The Fort Knox Army post is observing the twelfth anniversary of 9-11 by honoring some of the firefighters who responded to the Pentagon on the morning of the attacks.
One of those being honored is Al Wallace, who says he thinks about 9-11 every day.
Wallace was assigned to the Ft. Myer Fire Department in Arlington, Virginia, on Sept. 11, 2001. He remembers getting a call from his chief alerting him about what had already happened in New York City.
Within minutes, Wallace and his comrades found themselves on the front lines at the Pentagon.
"Right there, up against the building--it was very difficult,” Wallace told WKU Public Radio Wednesday. “It was difficult to breathe, and we were already hypoxic from running. The smoke was coming out of the building along with the heat and the fire. And the more we worked, the more we got hurt."

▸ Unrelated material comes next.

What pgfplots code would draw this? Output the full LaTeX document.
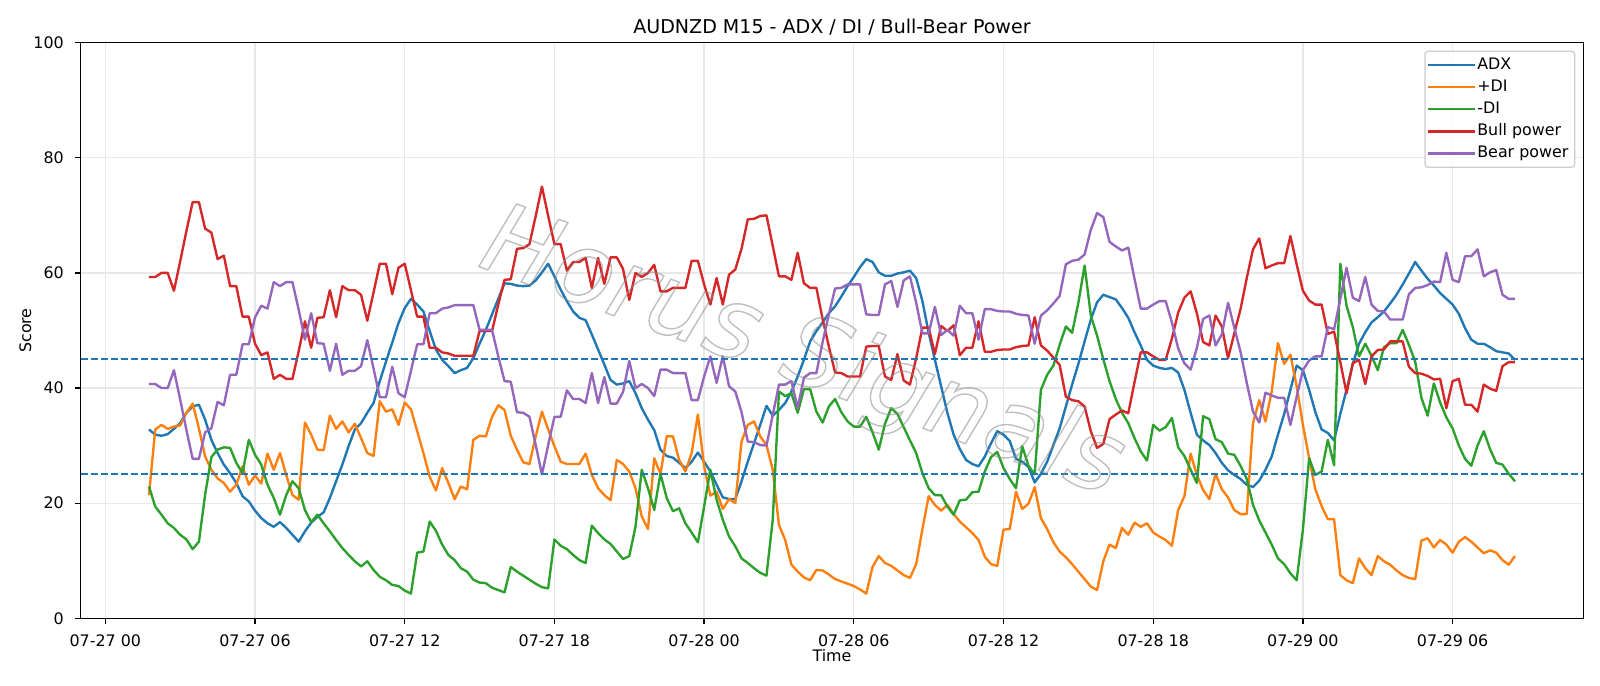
\documentclass[border=0pt]{standalone}
\usepackage{fontspec}
\setmainfont{DejaVu Sans}
\usepackage{pgfplots}
\pgfplotsset{compat=1.18}
\usepackage{pgfplotstable}
\definecolor{c0}{HTML}{1F77B4}
\definecolor{c1}{HTML}{FF7F0E}
\definecolor{c2}{HTML}{2CA02C}
\definecolor{c3}{HTML}{D62728}
\definecolor{c4}{HTML}{9467BD}
\pgfplotstableread{
t adx pdi mdi bull bear
1.75 32.8 21.4 22.9 59.3 40.7
2.00 31.9 32.8 19.4 59.3 40.7
2.25 31.7 33.6 18.0 60.0 40.0
2.50 32.0 32.9 16.5 60.0 40.0
2.75 32.9 33.3 15.7 56.9 43.1
3.00 33.9 33.5 14.5 62.0 38.0
3.25 35.7 35.7 13.7 67.3 32.7
3.50 36.8 37.3 12.0 72.3 27.7
3.75 37.1 33.0 13.3 72.3 27.7
4.00 34.5 28.1 21.5 67.7 32.3
4.25 31.0 25.8 28.0 67.0 33.0
4.50 28.7 24.3 29.3 62.4 37.6
4.75 26.7 23.5 29.7 63.0 37.0
5.00 25.2 22.0 29.6 57.7 42.3
5.25 23.5 23.2 27.0 57.7 42.3
5.50 21.2 26.4 25.2 52.4 47.6
5.75 20.3 23.2 31.0 52.4 47.6
6.00 18.7 24.8 28.4 47.7 52.3
6.25 17.4 23.4 26.7 45.7 54.3
6.50 16.5 28.6 23.2 46.2 53.8
6.75 15.9 25.8 20.9 41.6 58.4
7.00 16.7 28.7 18.0 42.3 57.7
7.25 15.7 24.9 21.4 41.6 58.4
7.50 14.5 21.4 23.8 41.6 58.4
7.75 13.3 20.6 22.6 46.4 53.6
8.00 15.1 34.0 18.8 51.6 48.4
8.25 16.6 31.9 16.7 47.0 53.0
8.50 17.6 29.3 18.0 52.2 47.8
8.75 18.4 29.2 16.5 52.3 47.7
9.00 20.9 35.2 15.1 57.0 43.0
9.25 23.8 32.9 13.6 52.3 47.7
9.50 26.7 34.2 12.2 57.7 42.3
9.75 29.9 32.3 11.0 57.0 43.0
10.00 32.8 33.8 9.9 57.0 43.0
10.25 33.9 31.3 9.0 56.2 43.8
10.50 35.7 28.7 9.9 51.7 48.3
10.75 37.4 28.2 8.4 56.6 43.4
11.00 41.2 37.7 7.2 61.6 38.4
11.25 44.6 35.9 6.6 61.6 38.4
11.50 47.9 36.3 5.8 56.3 43.7
11.75 51.3 33.6 5.6 60.9 39.1
12.00 53.9 37.5 4.8 61.6 38.4
12.25 55.5 36.3 4.3 57.0 43.0
12.50 54.5 32.5 11.4 52.4 47.6
12.75 53.3 28.7 11.6 52.4 47.6
13.00 49.9 24.6 16.8 47.0 53.0
13.25 46.7 22.2 15.2 47.0 53.0
13.50 44.9 26.1 12.8 46.2 53.8
13.75 43.8 23.5 11.0 46.0 54.0
14.00 42.6 20.7 10.1 45.6 54.4
14.25 43.1 22.9 8.7 45.6 54.4
14.50 43.5 22.4 8.1 45.6 54.4
14.75 45.2 31.0 6.7 45.6 54.4
15.00 47.7 31.7 6.2 49.9 50.1
15.25 50.1 31.6 6.1 49.9 50.1
15.50 52.8 35.0 5.3 49.9 50.1
15.75 55.5 37.0 4.9 54.5 45.5
16.00 58.2 36.2 4.5 58.8 41.2
16.25 58.1 31.7 8.9 58.9 41.1
16.50 57.8 29.3 8.1 64.2 35.8
16.75 57.7 27.1 7.4 64.3 35.7
17.00 57.8 26.8 6.7 65.0 35.0
17.25 58.7 31.6 6.0 69.9 30.1
17.50 60.1 35.9 5.4 75.0 25.0
17.75 61.6 32.8 5.2 69.9 30.1
18.00 59.4 29.9 13.7 65.0 35.0
18.25 57.1 27.2 12.6 65.0 35.0
18.50 55.1 26.8 12.0 60.4 39.6
18.75 53.3 26.8 11.0 61.9 38.1
19.00 52.2 26.8 10.1 61.9 38.1
19.25 51.8 28.6 9.6 62.6 37.4
19.50 49.3 24.9 16.1 57.4 42.6
19.75 46.7 22.6 14.8 62.6 37.4
20.00 44.1 21.4 13.7 58.1 41.9
20.25 41.4 20.5 12.9 62.7 37.3
20.50 40.6 27.5 11.6 62.7 37.3
20.75 40.8 26.8 10.3 60.7 39.3
21.00 41.2 25.5 10.8 55.3 44.7
21.25 39.1 22.6 15.9 60.0 40.0
21.50 36.5 17.7 25.8 59.3 40.7
21.75 34.5 15.5 22.6 60.0 40.0
22.00 32.7 27.8 18.8 61.4 38.6
22.25 29.3 25.1 25.1 56.8 43.2
22.50 28.2 31.6 20.9 56.8 43.2
22.75 27.9 31.6 18.6 57.4 42.6
23.00 27.0 27.5 19.1 57.4 42.6
23.25 26.1 25.5 16.5 57.4 42.6
23.50 27.2 28.7 14.9 62.1 37.9
23.75 28.8 35.4 13.2 62.1 37.9
24.00 27.2 26.4 19.4 58.0 42.0
24.25 25.5 21.3 25.8 54.5 45.5
24.50 23.2 22.0 20.6 59.1 40.9
24.75 21.0 19.0 17.1 54.5 45.5
25.00 20.7 20.7 14.2 59.7 40.3
25.25 20.7 20.0 12.5 60.6 39.4
25.50 23.8 30.7 10.4 64.2 35.8
25.75 27.2 33.6 9.6 69.3 30.7
26.00 30.4 34.2 8.7 69.4 30.6
26.25 33.6 31.6 7.9 69.9 30.1
26.50 36.9 30.1 7.4 70.0 30.0
26.75 35.2 25.8 17.1 64.7 35.3
27.00 36.2 16.2 39.4 59.4 40.6
27.25 37.4 13.6 38.6 59.4 40.6
27.50 39.4 9.3 39.1 58.8 41.2
27.75 42.0 8.1 35.7 63.5 36.5
28.00 44.9 7.1 39.8 58.2 41.8
28.25 48.1 6.6 39.8 57.4 42.6
28.50 49.9 8.4 35.9 57.4 42.6
28.75 51.4 8.3 34.0 52.0 48.0
29.00 53.0 7.6 36.8 47.2 52.8
29.25 54.2 6.8 38.1 42.7 57.3
29.50 55.9 6.4 35.8 42.6 57.4
29.75 57.7 6.0 34.2 42.0 58.0
30.00 59.3 5.6 33.3 42.0 58.0
30.25 61.0 5.0 33.3 42.0 58.0
30.50 62.4 4.3 35.0 47.2 52.8
30.75 61.9 8.9 32.3 47.3 52.7
31.00 60.1 10.8 29.3 47.3 52.7
31.25 59.5 9.6 33.8 42.0 58.0
31.50 59.5 9.1 36.5 41.4 58.6
31.75 59.9 8.3 35.5 45.9 54.1
32.00 60.1 7.5 33.2 41.3 58.7
32.25 60.4 7.0 30.9 40.6 59.4
32.50 59.1 9.4 28.7 45.2 54.8
32.75 55.1 15.5 25.2 50.5 49.5
33.00 49.6 21.2 22.6 50.5 49.5
33.25 44.9 19.7 21.4 45.9 54.1
33.50 40.3 18.7 21.4 50.8 49.2
33.75 35.7 19.7 19.4 49.9 50.1
34.00 31.9 18.1 18.0 50.9 49.1
34.25 29.4 16.8 20.5 45.7 54.3
34.50 27.5 15.8 20.6 47.0 53.0
34.75 26.8 14.8 21.9 47.0 53.0
35.00 26.4 13.6 22.0 51.6 48.4
35.25 28.1 10.7 25.5 46.3 53.7
35.50 30.4 9.4 28.0 46.3 53.7
35.75 32.5 9.1 28.9 46.6 53.4
36.00 31.9 15.4 26.1 46.7 53.3
36.25 30.8 15.5 24.2 46.7 53.3
36.50 27.7 22.0 22.6 47.1 52.9
36.75 27.2 19.0 29.9 47.3 52.7
37.00 26.3 19.9 26.5 47.4 52.6
37.25 23.6 22.8 25.0 52.3 47.7
37.50 25.1 17.4 39.7 47.4 52.6
37.75 27.2 15.5 42.3 46.5 53.5
38.00 30.1 13.2 43.9 45.3 54.7
38.25 33.0 11.6 47.5 44.0 56.0
38.50 36.8 10.6 50.7 38.5 61.5
38.75 40.6 9.4 49.6 37.9 62.1
39.00 44.2 8.1 54.8 37.7 62.3
39.25 48.1 6.8 61.3 36.8 63.2
39.50 51.9 5.5 52.6 32.5 67.5
39.75 54.9 4.9 49.1 29.6 70.4
40.00 56.2 9.9 45.0 30.3 69.7
40.25 55.8 12.8 41.2 34.6 65.4
40.50 55.4 12.2 38.1 35.4 64.6
40.75 53.9 15.7 35.7 36.1 63.9
41.00 52.2 14.5 33.9 35.6 64.4
41.25 49.7 16.6 31.3 41.0 59.0
41.50 47.4 15.9 29.0 46.2 53.8
41.75 44.9 16.5 27.4 46.2 53.8
42.00 43.9 14.9 33.6 45.5 54.5
42.25 43.5 14.2 32.6 44.9 55.1
42.50 43.3 13.6 33.2 44.9 55.1
42.75 43.5 12.6 34.8 48.6 51.4
43.00 42.7 18.8 29.7 53.1 46.9
43.25 39.7 21.2 28.2 55.7 44.3
43.50 35.7 28.6 25.8 56.8 43.2
43.75 31.9 24.9 23.5 53.0 47.0
44.00 30.9 22.3 35.1 48.0 52.0
44.25 30.1 20.7 34.6 47.4 52.6
44.50 28.7 25.1 31.1 52.6 47.4
44.75 27.0 22.4 30.6 50.7 49.3
45.00 25.7 21.0 28.6 45.2 54.8
45.25 24.9 18.8 28.4 49.5 50.5
45.50 24.2 18.1 26.5 53.7 46.3
45.75 23.2 18.1 24.2 59.1 40.9
46.00 22.8 33.9 19.7 64.1 35.9
46.25 23.9 37.9 17.0 66.0 34.0
46.50 25.8 34.2 14.9 60.8 39.2
46.75 28.1 39.4 12.8 61.3 38.7
47.00 31.9 47.8 10.4 61.7 38.3
47.25 35.5 44.2 9.4 61.7 38.3
47.50 39.7 45.8 7.8 66.4 33.6
47.75 43.9 40.3 6.6 61.5 38.5
48.00 43.1 33.6 15.4 56.9 43.1
48.25 39.7 27.8 27.8 55.2 44.8
48.50 35.8 22.4 24.9 54.5 45.5
48.75 32.8 19.5 25.5 54.5 45.5
49.00 32.2 17.2 31.0 49.4 50.6
49.25 30.9 17.2 26.6 49.8 50.2
49.50 35.5 7.5 61.6 44.5 55.5
49.75 39.7 6.6 54.3 39.1 60.9
50.00 44.2 6.1 50.6 44.3 55.7
50.25 47.7 10.4 45.5 44.9 55.1
50.50 49.7 8.7 47.7 40.7 59.3
50.75 51.4 7.5 45.6 45.5 54.5
51.00 52.3 10.8 43.1 46.6 53.4
51.25 53.3 9.9 47.1 46.7 53.3
51.50 54.7 9.3 47.8 48.1 51.9
51.75 56.2 8.3 47.8 48.1 51.9
52.00 58.0 7.5 50.1 48.1 51.9
52.25 59.9 7.0 47.5 43.7 56.3
52.50 61.9 6.8 44.6 42.6 57.4
52.75 60.4 13.5 38.3 42.5 57.5
53.00 59.0 13.9 35.2 42.1 57.9
53.25 57.8 12.3 40.8 41.5 58.5
53.50 56.5 13.6 37.5 41.6 58.4
53.75 55.5 12.8 34.9 36.5 63.5
54.00 54.5 11.4 33.0 41.2 58.8
54.25 52.9 13.3 30.0 41.6 58.4
54.50 50.4 14.1 27.7 37.1 62.9
54.75 48.4 13.3 26.5 37.1 62.9
55.00 47.7 12.3 30.0 35.9 64.1
55.25 47.7 11.3 32.5 40.6 59.4
55.50 47.1 11.8 29.4 39.9 60.1
55.75 46.4 11.4 27.0 39.5 60.5
56.00 46.2 10.1 26.7 43.8 56.2
56.25 46.0 9.3 25.1 44.5 55.5
56.50 44.9 10.8 23.8 44.5 55.5
}\data
\begin{document}
\begin{tikzpicture}
\path[use as bounding box] (0,0) rectangle (1008pt,432pt);
\begin{axis}[
  at={(50.84pt,42.5pt)}, anchor=south west,
  scale only axis, width=946.6pt, height=362.6pt,
  xmin=-0.9875, xmax=59.2375, ymin=0, ymax=100,
  xtick={0,6,...,54},
  xticklabels={07-27 00,07-27 06,07-27 12,07-27 18,07-28 00,07-28 06,07-28 12,07-28 18,07-29 00,07-29 06},
  ytick={0,20,...,100},
  tick pos=left, tick align=outside, major tick length=3.5pt,
  every tick/.style={black, line width=0.8pt},
  axis line style={black, line width=0.8pt},
  grid=major, major grid style={color=black!9, line width=0.8pt},
  /pgf/number format/assume math mode=true,
  tick label style={font=\fontsize{10}{12}\selectfont, inner sep=0pt},
  xticklabel style={anchor=base, yshift=-14.3pt},
  yticklabel style={anchor=base east, xshift=-7pt, yshift=-3.65pt},
  title={AUDNZD M15 - ADX / DI / Bull-Bear Power},
  title style={at={(axis description cs:0.5,1.0002)}, anchor=base, yshift=0pt, inner sep=0pt, font=\fontsize{12}{14}\selectfont},
  xlabel={Time},
  xlabel style={at={(axis description cs:0.5,-0.0753)}, anchor=base, inner sep=0pt, font=\fontsize{10}{12}\selectfont},
  ylabel={Score},
  ylabel style={at={(axis description cs:-0.03296,0.5)}, anchor=base, inner sep=0pt, font=\fontsize{10}{12}\selectfont},
  legend cell align=left,
  legend image code/.code={\draw[#1, overlay] (-2pt,0pt) -- (19pt,0pt); \path (0pt,0pt) -- (27.5pt,0pt);},
  legend style={at={(axis description cs:0.99474,0.98627)}, anchor=north east,
    draw=black!20, line width=0.8pt, rounded corners=2pt, fill=white, fill opacity=0.8, text opacity=1,
    font=\fontsize{10}{12}\selectfont, inner sep=3pt, row sep=2.4pt,
    nodes={inner sep=1pt, text height=7.5pt, text depth=2pt}},
]
\addplot[c0, line width=1.5pt, line join=round] table[x=t, y=adx]{\data};
\addlegendentry{ADX}
\addplot[c1, line width=1.5pt, line join=round] table[x=t, y=pdi]{\data};
\addlegendentry{+DI}
\addplot[c2, line width=1.5pt, line join=round] table[x=t, y=mdi]{\data};
\addlegendentry{-DI}
\addplot[c3, line width=1.5pt, line join=round] table[x=t, y=bull]{\data};
\addlegendentry{Bull power}
\addplot[c4, line width=1.5pt, line join=round] table[x=t, y=bear]{\data};
\addlegendentry{Bear power}
\addplot[c0, line width=1.2pt, dash pattern=on 4.4pt off 1.9pt, forget plot] coordinates {(-0.9875,45) (59.2375,45)};
\addplot[c0, line width=1.2pt, dash pattern=on 4.4pt off 1.9pt, forget plot] coordinates {(-0.9875,25) (59.2375,25)};
\node[rotate=-20, font=\fontsize{62}{70}\selectfont\itshape, text=black!45, opacity=0.55] at (axis description cs:0.48,0.457) {\special{pdf:literal direct 1 Tr 0.9 w}Horus Signals\special{pdf:literal direct 0 Tr}};
\end{axis}
\end{tikzpicture}
\end{document}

Wallace was reunited Wednesday with two of his former fire department colleagues, and the fire truck they drove to the Pentagon on 9-11.
The truck--known as Foam 161--was damaged by the fire and destined for demolition. But last year Ft. Knox acquired the truck for its permanent collection at the George Patton Museum and Center for Leadership.
Although it has been partially restored, the truck looks much like it did 12 years ago, including the soot still inside the cab.
WKU Public Radio's Lisa Autry is in Ft. Knox Wednesday for the 9/11 ceremonies taking place at the military post.
A fire truck damaged during the Sept. 11 terrorist attacks at the Pentagon is going on permanent display at the Gen. George S. Patton Museum and Center of Leadership. Three firefighters aboard the truck that day will be in Ft. Knox to take part in Wednesday's ceremony.
We'll bring you Lisa's reports throughout the day during our local newscasts, and we'll have updates here as well as on our Facebook page and Twitter feed.
Patton Museum Curator Nathan Jones says the fire truck will be part of a display highlighting leadership issues that arose from the attacks.